OK, you made it this far… here’s a neat little trick to finish.

pnorm() takes a z and gives you a probability (area under the curve). qnorm() takes a probability and gives you a z (the cutoff point). They’re like two sides of the same coin.

Let’s start with z = 2. pnorm(2) gives us the probability of being ≤ 2 SD above the mean.

pnorm(2)   # ≈ 0.9772 → about 97.7% of values are below z = 2

# Now feed that probability right back into qnorm():
qnorm(0.9772499)
# …and you get 2 again (within tiny rounding error). 

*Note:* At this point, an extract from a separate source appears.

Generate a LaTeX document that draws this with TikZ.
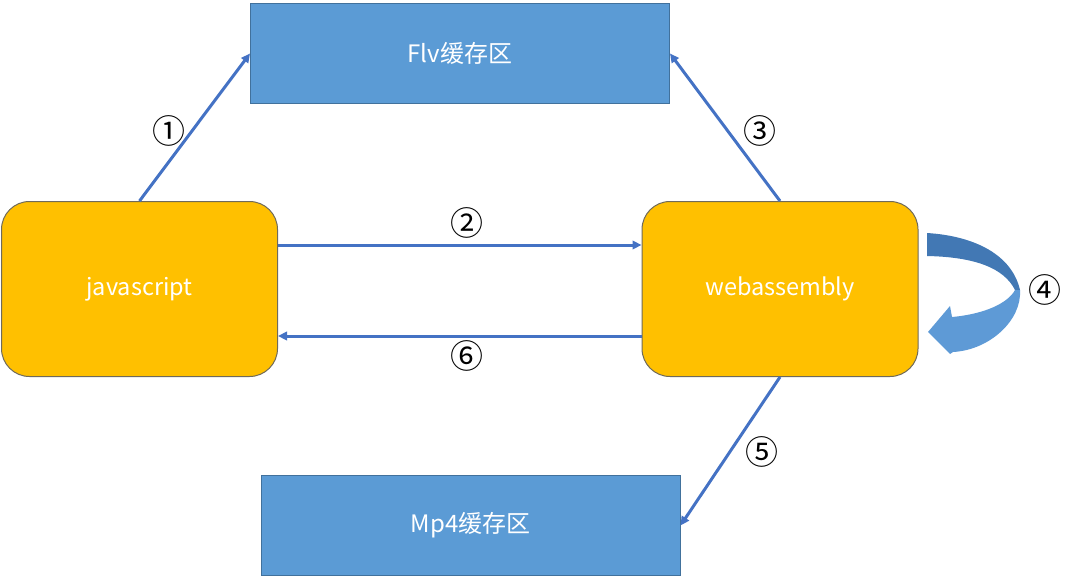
\documentclass[tikz,border=0pt]{standalone}
\usepackage{fontspec}
\setmainfont{Noto Sans CJK SC}
\usetikzlibrary{arrows.meta,calc}
\definecolor{boxblue}{HTML}{5B9BD5}
\definecolor{boxblueedge}{HTML}{41719C}
\definecolor{orangefill}{HTML}{FFC000}
\definecolor{orangeedge}{HTML}{6F6A5A}
\definecolor{linkblue}{HTML}{4472C4}
\definecolor{curvedark}{HTML}{4278B4}
\definecolor{curvelight}{HTML}{5E9AD6}
\tikzset{
  bufbox/.style={draw=boxblueedge, line width=1pt, fill=boxblue, minimum width=419pt, minimum height=100pt, inner sep=0pt, text=white, font=\fontsize{24}{26}\selectfont},
  procbox/.style={draw=orangeedge, line width=1pt, fill=orangefill, rounded corners=28pt, minimum width=276pt, minimum height=175pt, inner sep=0pt, text=white, font=\fontsize{23.5}{26}\selectfont},
  link/.style={draw=linkblue, line width=3pt, -{Triangle[length=9pt,width=8.5pt]}},
  steplabel/.style={font=\fontsize{33}{36}\selectfont, text=black, inner sep=0pt}
}
\begin{document}
\begin{tikzpicture}[x=1pt,y=-1pt]
\useasboundingbox (0,0) rectangle (1078,578);
\node[bufbox] (flv) at (460,53.5) {Flv缓存区};
\node[bufbox] (mp4) at (470.5,525.5) {Mp4缓存区};
\node[procbox] (js) at (139.5,289) {javascript};
\node[procbox] (wasm) at (780,289) {webassembly};
% connectors
\draw[link] (js.north) -- (flv.west);
\draw[link] (wasm.north) -- (flv.east);
\draw[link] ([yshift=44pt]js.east) -- ([yshift=44pt]wasm.west);
\draw[link] ([yshift=-47pt]wasm.west) -- ([yshift=-47pt]js.east);
\draw[link] (wasm.south) -- (mp4.east);
% curved self arrow
\fill[curvedark] (927,233) .. controls (975,236) and (1012,255) .. (1020,290)
  -- (1015,290) .. controls (1004,268) and (975,257) .. (927,256) -- cycle;
\fill[curvelight] (1020,290) .. controls (1022,320) and (990,350) .. (953,352)
  -- (950,354) -- (928,332) -- (950,306) -- (952,317)
  .. controls (985,314) and (1008,303) .. (1015,290) -- cycle;
% labels
\node[steplabel] (l1) at (169,131) {①};
\node[steplabel] (l2) at (467,223) {②};
\node[steplabel] (l3) at (760,131) {③};
\node[steplabel] (l4) at (1045,290) {④};
\node[steplabel] (l5) at (762,452) {⑤};
\node[steplabel] (l6) at (467,356) {⑥};
\end{tikzpicture}
\end{document}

# Note also that instead of re-entering the value we got from pnorm, we can just
# nest the commands as below:
qnorm(pnorm(2))
# That's the round-trip: z → p → z.

Try the reverse:

qnorm(0.975)         # → 1.96 (the 97.5th percentile cutoff)
pnorm(1.959964)
# or with nested commands instead:
pnorm(qnorm(0.975))  # → 0.975 (the probability we started with)

So pnorm() and qnorm() are mathematical opposites. That’s why they’re so useful: one jumps from SD-units to probabilities, the other jumps back from probabilities to SD-units.

Not a ton of use to going roundtrip here but it is a fun way to check your intuition and your code.